La modernidad ha transformado los espacios en los que socializamos. Mientras que hace unas décadas las plazas, los bares de barrio o las casas de amigos eran el núcleo de la vida social, hoy en día proliferan los llamados «no lugares», espacios de tránsito o consumo que, paradójicamente, se convierten en puntos de encuentro.

El término “no lugar” fue acuñado por el antropólogo Marc Augé para referirse a espacios que no tienen identidad, historia ni relaciones. Aeropuertos, cadenas de cafeterías, shoppings, coworkings, estaciones de servicio o incluso supermercados pueden considerarse dentro de esta categoría.

Sin embargo, algo interesante está ocurriendo: estos lugares se están resignificando. En un mundo donde el tiempo escasea y la rutina apremia, la gente comienza a encontrar en ellos nuevas formas de conexión. Un café en una franquicia puede convertirse en un lugar habitual para encontrarse con amigos o trabajar en comunidad.
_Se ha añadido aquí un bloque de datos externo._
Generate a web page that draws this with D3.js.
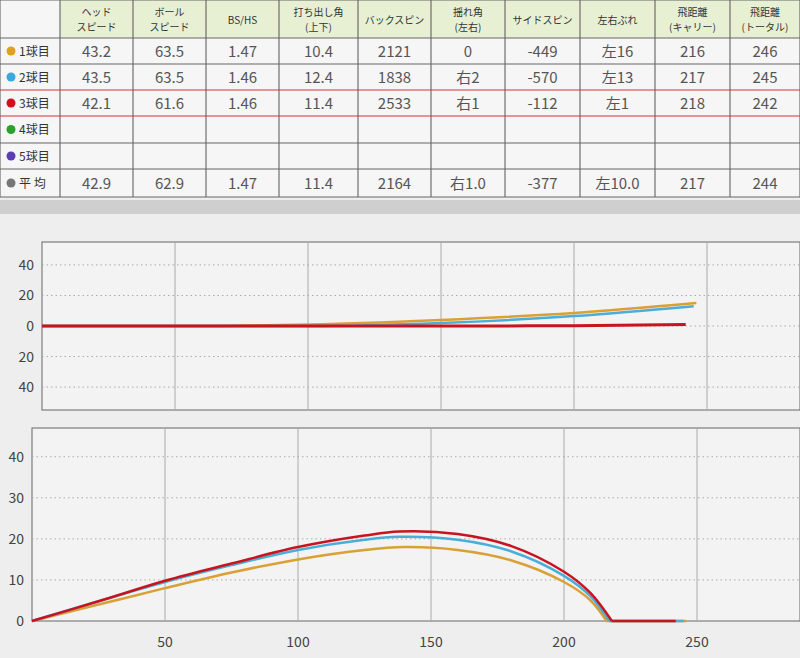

Los coworkings, por ejemplo, ofrecen algo más que escritorios: proponen experiencias, redes de contactos y un sentido de pertenencia, aunque efímero. En ellos, personas que no se conocían encuentran vínculos laborales e incluso afectivos, sin necesidad de compartir una historia en común.

La tecnología también tiene un rol clave. Aplicaciones, redes sociales y plataformas de trabajo remoto han permitido que estos “no lugares” se conviertan en zonas activas de intercambio, pese a su aparente anonimato. La conexión ya no depende del arraigo territorial, sino de intereses compartidos.

¿Estamos asistiendo al nacimiento de una nueva forma de comunidad? Tal vez sí. Aunque menos íntimos y más funcionales, estos espacios reflejan las dinámicas de un mundo en movimiento, donde los vínculos se reconfiguran y la identidad se construye, incluso, entre cafés de aeropuerto.